== Rows
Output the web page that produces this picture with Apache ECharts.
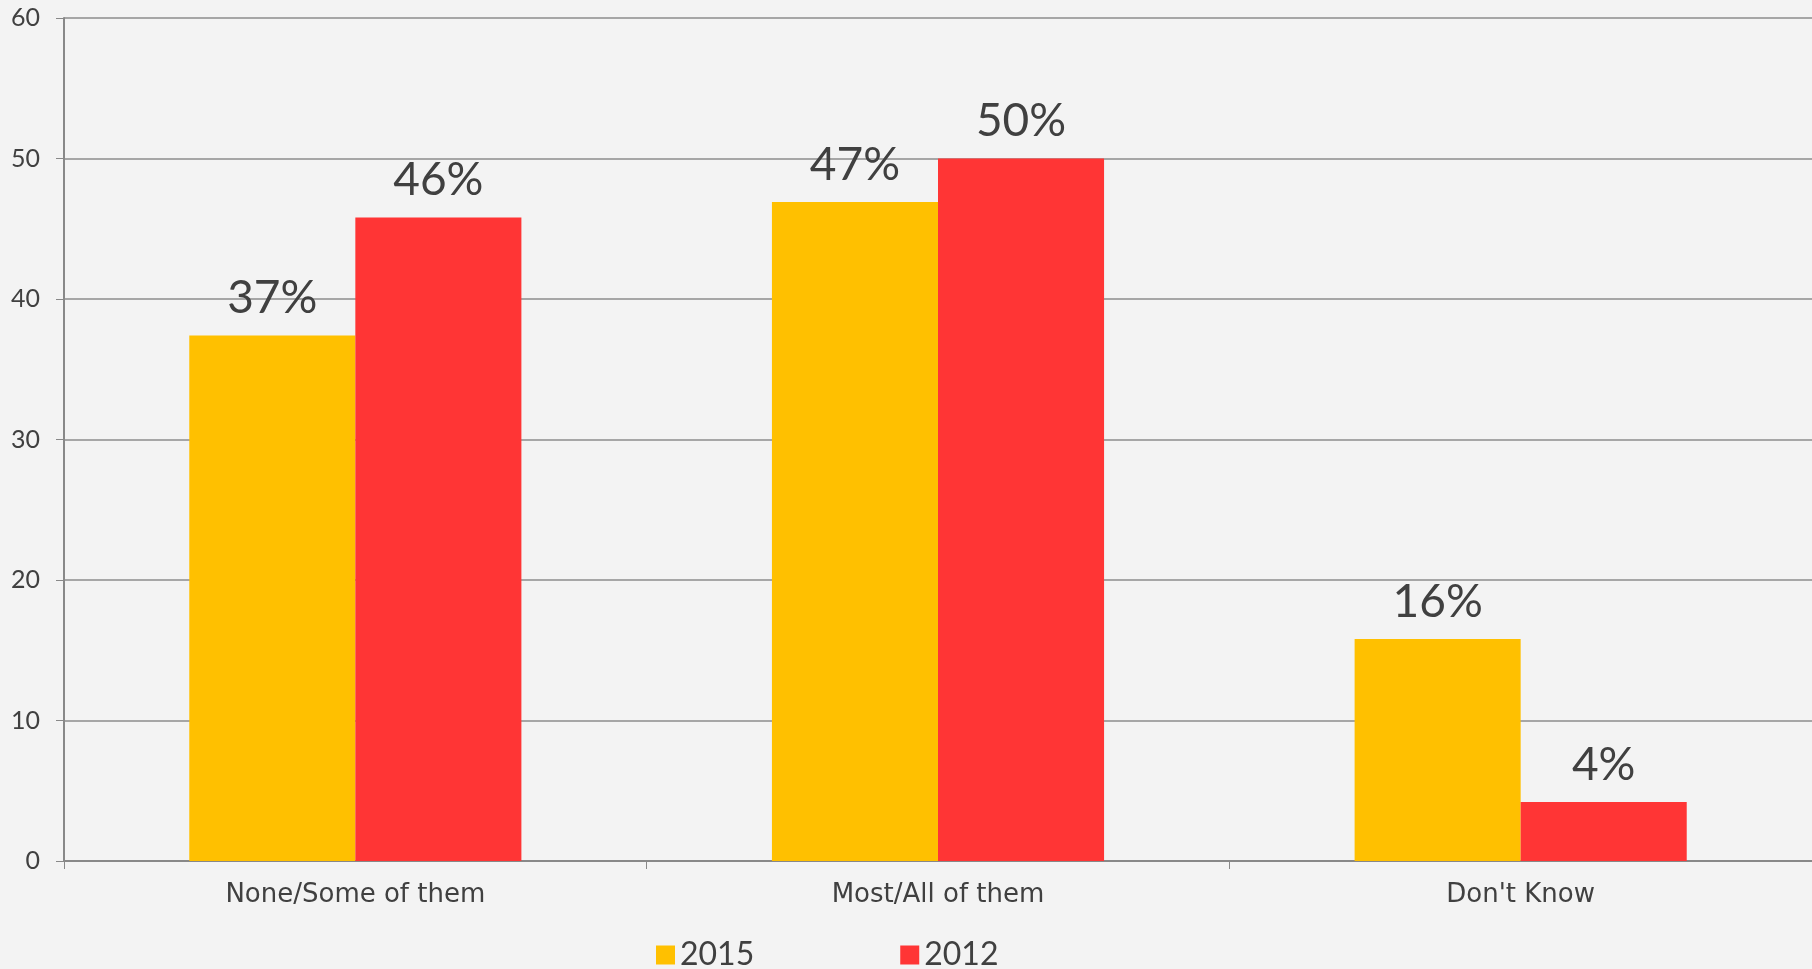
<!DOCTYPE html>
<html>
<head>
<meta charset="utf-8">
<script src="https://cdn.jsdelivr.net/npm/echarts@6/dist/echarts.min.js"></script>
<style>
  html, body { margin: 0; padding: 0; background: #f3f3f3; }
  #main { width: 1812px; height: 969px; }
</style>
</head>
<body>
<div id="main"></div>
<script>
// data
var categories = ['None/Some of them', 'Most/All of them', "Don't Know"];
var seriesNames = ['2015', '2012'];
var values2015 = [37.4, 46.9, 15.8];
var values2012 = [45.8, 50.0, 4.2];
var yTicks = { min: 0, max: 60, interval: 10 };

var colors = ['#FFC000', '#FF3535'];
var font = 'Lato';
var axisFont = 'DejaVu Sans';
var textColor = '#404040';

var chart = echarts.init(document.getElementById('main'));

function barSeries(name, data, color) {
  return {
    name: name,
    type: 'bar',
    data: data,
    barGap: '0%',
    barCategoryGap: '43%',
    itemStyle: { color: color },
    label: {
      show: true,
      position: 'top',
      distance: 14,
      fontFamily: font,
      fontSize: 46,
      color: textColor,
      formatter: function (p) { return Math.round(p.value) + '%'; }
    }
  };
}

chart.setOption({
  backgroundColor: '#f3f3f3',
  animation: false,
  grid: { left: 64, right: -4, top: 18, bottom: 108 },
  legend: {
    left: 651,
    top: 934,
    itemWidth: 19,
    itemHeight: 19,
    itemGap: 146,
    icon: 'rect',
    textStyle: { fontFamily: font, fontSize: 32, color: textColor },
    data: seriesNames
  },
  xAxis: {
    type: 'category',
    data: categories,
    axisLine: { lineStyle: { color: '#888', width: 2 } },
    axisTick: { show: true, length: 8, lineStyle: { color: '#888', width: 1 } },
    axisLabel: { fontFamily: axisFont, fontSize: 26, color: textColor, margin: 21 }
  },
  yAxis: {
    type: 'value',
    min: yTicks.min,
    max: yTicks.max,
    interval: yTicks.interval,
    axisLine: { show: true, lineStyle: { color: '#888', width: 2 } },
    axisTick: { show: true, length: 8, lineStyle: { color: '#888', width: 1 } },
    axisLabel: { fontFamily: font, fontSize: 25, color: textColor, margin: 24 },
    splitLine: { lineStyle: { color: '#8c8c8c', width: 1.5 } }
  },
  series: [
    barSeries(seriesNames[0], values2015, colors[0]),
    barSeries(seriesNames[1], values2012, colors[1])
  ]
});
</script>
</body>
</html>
====
== Rows
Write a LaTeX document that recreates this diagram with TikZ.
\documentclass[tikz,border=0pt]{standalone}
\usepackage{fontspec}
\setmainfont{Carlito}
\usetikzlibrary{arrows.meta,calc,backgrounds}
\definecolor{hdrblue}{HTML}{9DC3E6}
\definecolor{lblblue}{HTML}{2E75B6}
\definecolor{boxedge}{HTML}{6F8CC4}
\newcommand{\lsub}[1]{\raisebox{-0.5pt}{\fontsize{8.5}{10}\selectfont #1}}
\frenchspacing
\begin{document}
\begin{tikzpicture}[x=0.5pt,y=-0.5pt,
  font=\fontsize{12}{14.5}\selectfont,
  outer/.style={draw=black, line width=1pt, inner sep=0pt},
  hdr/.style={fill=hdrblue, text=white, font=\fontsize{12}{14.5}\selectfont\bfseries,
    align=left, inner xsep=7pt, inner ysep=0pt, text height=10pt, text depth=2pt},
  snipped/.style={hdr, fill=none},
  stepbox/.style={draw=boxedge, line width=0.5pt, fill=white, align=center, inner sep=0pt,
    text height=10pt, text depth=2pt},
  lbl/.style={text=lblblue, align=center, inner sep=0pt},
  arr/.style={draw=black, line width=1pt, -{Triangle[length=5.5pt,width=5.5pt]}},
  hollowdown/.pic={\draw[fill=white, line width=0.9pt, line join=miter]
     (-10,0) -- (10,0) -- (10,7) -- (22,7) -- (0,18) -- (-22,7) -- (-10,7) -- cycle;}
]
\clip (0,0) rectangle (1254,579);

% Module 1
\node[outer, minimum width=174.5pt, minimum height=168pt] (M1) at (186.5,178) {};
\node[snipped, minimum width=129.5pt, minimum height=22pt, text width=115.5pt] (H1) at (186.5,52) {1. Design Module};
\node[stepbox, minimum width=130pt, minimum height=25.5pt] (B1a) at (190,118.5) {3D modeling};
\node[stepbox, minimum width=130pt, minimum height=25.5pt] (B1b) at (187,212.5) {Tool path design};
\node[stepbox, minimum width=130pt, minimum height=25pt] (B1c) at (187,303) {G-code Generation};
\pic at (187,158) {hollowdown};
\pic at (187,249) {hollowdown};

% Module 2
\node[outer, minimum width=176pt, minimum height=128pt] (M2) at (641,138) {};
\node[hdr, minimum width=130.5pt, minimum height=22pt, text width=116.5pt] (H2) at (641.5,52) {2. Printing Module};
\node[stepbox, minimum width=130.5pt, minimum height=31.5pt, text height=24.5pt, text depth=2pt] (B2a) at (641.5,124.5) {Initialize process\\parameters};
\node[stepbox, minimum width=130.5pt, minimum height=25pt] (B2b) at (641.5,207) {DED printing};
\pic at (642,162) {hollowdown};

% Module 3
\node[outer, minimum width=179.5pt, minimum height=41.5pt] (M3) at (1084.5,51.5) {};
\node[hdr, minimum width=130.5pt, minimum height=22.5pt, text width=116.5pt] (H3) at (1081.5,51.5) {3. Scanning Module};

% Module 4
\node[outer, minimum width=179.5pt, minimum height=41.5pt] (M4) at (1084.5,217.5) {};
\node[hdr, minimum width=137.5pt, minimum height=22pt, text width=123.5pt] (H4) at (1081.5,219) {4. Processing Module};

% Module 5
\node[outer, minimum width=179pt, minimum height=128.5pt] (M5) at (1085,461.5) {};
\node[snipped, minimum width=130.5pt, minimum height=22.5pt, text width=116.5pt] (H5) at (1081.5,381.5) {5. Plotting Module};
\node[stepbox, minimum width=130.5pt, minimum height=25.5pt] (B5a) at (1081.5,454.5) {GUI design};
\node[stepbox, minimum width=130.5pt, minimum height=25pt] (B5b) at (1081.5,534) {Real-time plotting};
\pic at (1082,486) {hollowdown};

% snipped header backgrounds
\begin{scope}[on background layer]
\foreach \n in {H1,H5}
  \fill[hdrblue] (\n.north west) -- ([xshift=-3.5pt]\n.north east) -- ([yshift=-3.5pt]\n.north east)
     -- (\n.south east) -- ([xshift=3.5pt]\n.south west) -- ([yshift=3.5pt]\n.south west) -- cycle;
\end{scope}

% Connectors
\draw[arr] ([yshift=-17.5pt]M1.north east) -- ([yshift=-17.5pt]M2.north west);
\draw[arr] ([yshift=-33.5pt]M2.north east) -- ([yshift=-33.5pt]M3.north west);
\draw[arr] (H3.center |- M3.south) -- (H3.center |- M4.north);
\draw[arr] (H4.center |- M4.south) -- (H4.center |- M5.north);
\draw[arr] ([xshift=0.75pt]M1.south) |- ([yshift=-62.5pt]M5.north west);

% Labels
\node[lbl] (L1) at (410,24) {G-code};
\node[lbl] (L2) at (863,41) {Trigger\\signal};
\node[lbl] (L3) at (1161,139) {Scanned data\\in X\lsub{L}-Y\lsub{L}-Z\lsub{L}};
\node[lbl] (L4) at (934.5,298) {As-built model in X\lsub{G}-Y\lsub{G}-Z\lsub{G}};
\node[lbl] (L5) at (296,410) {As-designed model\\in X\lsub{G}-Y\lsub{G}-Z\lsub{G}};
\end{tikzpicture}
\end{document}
====
» Request
Give again, word for word, the lines from the one that contains "Output the web" to the one that contains "var chart = echarts.init(document.getElementById('main'));", both included. Omit the pictures.

» Response to this task
Output the web page that produces this picture with Apache ECharts.
<!DOCTYPE html>
<html>
<head>
<meta charset="utf-8">
<script src="https://cdn.jsdelivr.net/npm/echarts@6/dist/echarts.min.js"></script>
<style>
  html, body { margin: 0; padding: 0; background: #f3f3f3; }
  #main { width: 1812px; height: 969px; }
</style>
</head>
<body>
<div id="main"></div>
<script>
// data
var categories = ['None/Some of them', 'Most/All of them', "Don't Know"];
var seriesNames = ['2015', '2012'];
var values2015 = [37.4, 46.9, 15.8];
var values2012 = [45.8, 50.0, 4.2];
var yTicks = { min: 0, max: 60, interval: 10 };

var colors = ['#FFC000', '#FF3535'];
var font = 'Lato';
var axisFont = 'DejaVu Sans';
var textColor = '#404040';

var chart = echarts.init(document.getElementById('main'));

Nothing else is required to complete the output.